Speaker
Description
MOSAIX is a full-scale full-size monolithic CMOS pixel sensor prototype developed for the ALICE Inner Tracking System 3 (ITS3), which will replace the three innermost layers of the ALICE tracker during the LHC Long Shutdown 3 (LS3). With over 26 cm in length and 2 cm in width, it contains 12 repeated sensor units (RSU) containing each 12 pixel matrix tiles of 22.8 x 20.8 µm2 pixels. Power supply and data lines of each RSU are connected by stitching to the the power pins on the left and right end cap and to the readout processor in the Left End Cap, respectively. MOSAIX is designed to operate with air cooling only, and redefines the limits of monolithic CMOS pixel detectors - spanning an entire wafer while maintaining over 99% pixel detection efficiency and a fake hit rate of 10-6 hits/pixel/event.
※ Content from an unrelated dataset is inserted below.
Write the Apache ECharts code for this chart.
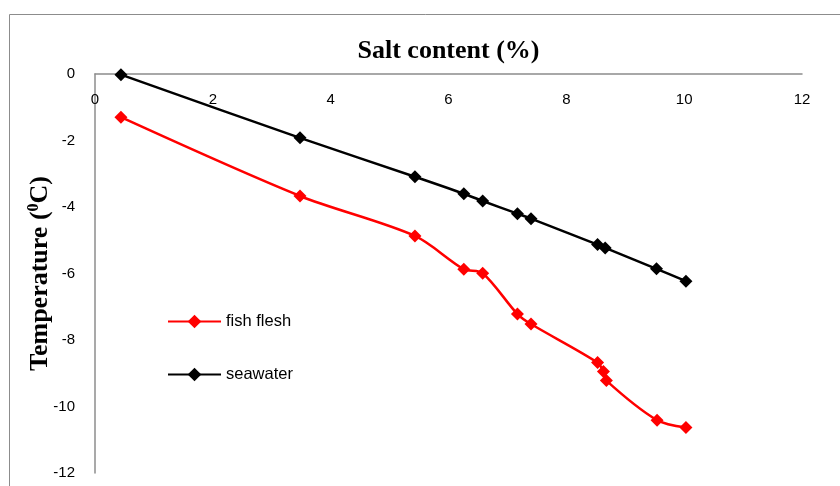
<!DOCTYPE html>
<html>
<head>
<meta charset="utf-8">
<script src="https://cdn.jsdelivr.net/npm/echarts@6/dist/echarts.min.js"></script>
<style>
  html, body { margin: 0; padding: 0; background: #fff; }
  #chart { width: 840px; height: 486px; }
</style>
</head>
<body>
<div id="chart"></div>
<script>
// salt content (%) vs freezing temperature
const seawaterSalt = [0.44, 3.48, 5.43, 6.26, 6.58, 7.17, 7.40, 8.53, 8.66, 9.53, 10.03]
const seawaterTemp = [-0.02, -1.92, -3.09, -3.6, -3.82, -4.2, -4.35, -5.13, -5.23, -5.86, -6.23]

const fishSalt = [0.44, 3.48, 5.43, 6.26, 6.58, 7.17, 7.40, 8.53, 8.63, 8.68, 9.54, 10.03]
const fishTemp = [-1.3, -3.67, -4.87, -5.87, -5.99, -7.22, -7.52, -8.68, -8.95, -9.22, -10.41, -10.63]

const xTicks = [0, 2, 4, 6, 8, 10, 12]
const yTicks = [0, -2, -4, -6, -8, -10, -12]

const toPairs = (xs, ys) => xs.map((x, i) => [x, ys[i]])

const chart = echarts.init(document.getElementById('chart'))

const labelFont = {
  color: '#000',
  fontSize: 15,
  fontFamily: 'Liberation Sans'
}

chart.setOption({
  animation: false,
  graphic: [
    {
      type: 'rect',
      shape: { x: 9.5, y: 14.5, width: 840, height: 480 },
      style: { fill: 'none', stroke: '#8c8c8c', lineWidth: 1 },
      silent: true
    }
  ],
  grid: { left: 95, top: 74, right: 38, bottom: 13 },
  legend: {
    orient: 'vertical',
    left: 162,
    top: 308,
    itemWidth: 53,
    itemHeight: 17,
    itemGap: 36,
    textStyle: { ...labelFont, fontSize: 16.5 },
    data: ['fish flesh', 'seawater']
  },
  xAxis: {
    type: 'value',
    position: 'top',
    min: 0,
    max: 12,
    interval: 2,
    name: 'Salt content (%)',
    nameLocation: 'middle',
    nameGap: 10,
    nameMoveOverlap: false,
    nameTextStyle: {
      fontFamily: 'Liberation Serif',
      fontWeight: 'bold',
      fontSize: 26,
      color: '#000'
    },
    axisLine: { lineStyle: { color: '#8c8c8c', width: 1.5 } },
    axisTick: { show: false },
    axisLabel: {
      ...labelFont,
      inside: true,
      margin: 18,
      formatter: v => xTicks.includes(v) ? String(v) : ''
    },
    splitLine: { show: false }
  },
  yAxis: {
    type: 'value',
    min: -12,
    max: 0,
    interval: 2,
    name: '{a|Temperature (}{sup|0}{a|C)}',
    nameLocation: 'middle',
    nameGap: 41,
    nameMoveOverlap: false,
    nameTextStyle: {
      rich: {
        a: {
          fontFamily: 'Liberation Serif',
          fontWeight: 'bold',
          fontSize: 26,
          color: '#000'
        },
        sup: {
          fontFamily: 'Liberation Serif',
          fontWeight: 'bold',
          fontSize: 16,
          color: '#000',
          padding: [0, 0, 12, 0]
        }
      }
    },
    axisLine: { show: true, lineStyle: { color: '#8c8c8c', width: 1.5 } },
    axisTick: { show: false },
    axisLabel: {
      ...labelFont,
      margin: 20,
      formatter: v => yTicks.includes(v) ? String(v) : ''
    },
    splitLine: { show: false }
  },
  series: [
    {
      name: 'fish flesh',
      type: 'line',
      data: toPairs(fishSalt, fishTemp),
      smooth: 0.3,
      symbol: 'diamond',
      symbolSize: 13,
      lineStyle: { color: '#ff0000', width: 2.5 },
      itemStyle: { color: '#ff0000' }
    },
    {
      name: 'seawater',
      type: 'line',
      data: toPairs(seawaterSalt, seawaterTemp),
      smooth: 0.3,
      symbol: 'diamond',
      symbolSize: 13,
      lineStyle: { color: '#000000', width: 2.5 },
      itemStyle: { color: '#000000' }
    }
  ]
})
</script>
</body>
</html>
Thinned to 50 µm and integrated with carbon foam only, it presents a material budget of 0.09% X0 per layer. Developing an ASIC this size introduces challenges that go beyond traditional ASIC design. Wafer production failures, no longer confined to individual dies must be addressed by design across the entire stitched wafer. The architecture addresses this by implementing the sensor as a distributed system, where repeated processing units are integrated into a continuous structure and maintained through localized control and fault isolation. With all power and data IO connections constrained to the short edges, the system must sustain over 30 Gb/s of throughput while remaining below 40 mW/cm². This presentation will show how architecture, yield resilience, and power distribution management converge in MOSAIX, illustrating the design principles behind one of the most ambitious wafer-scale detectors built to date.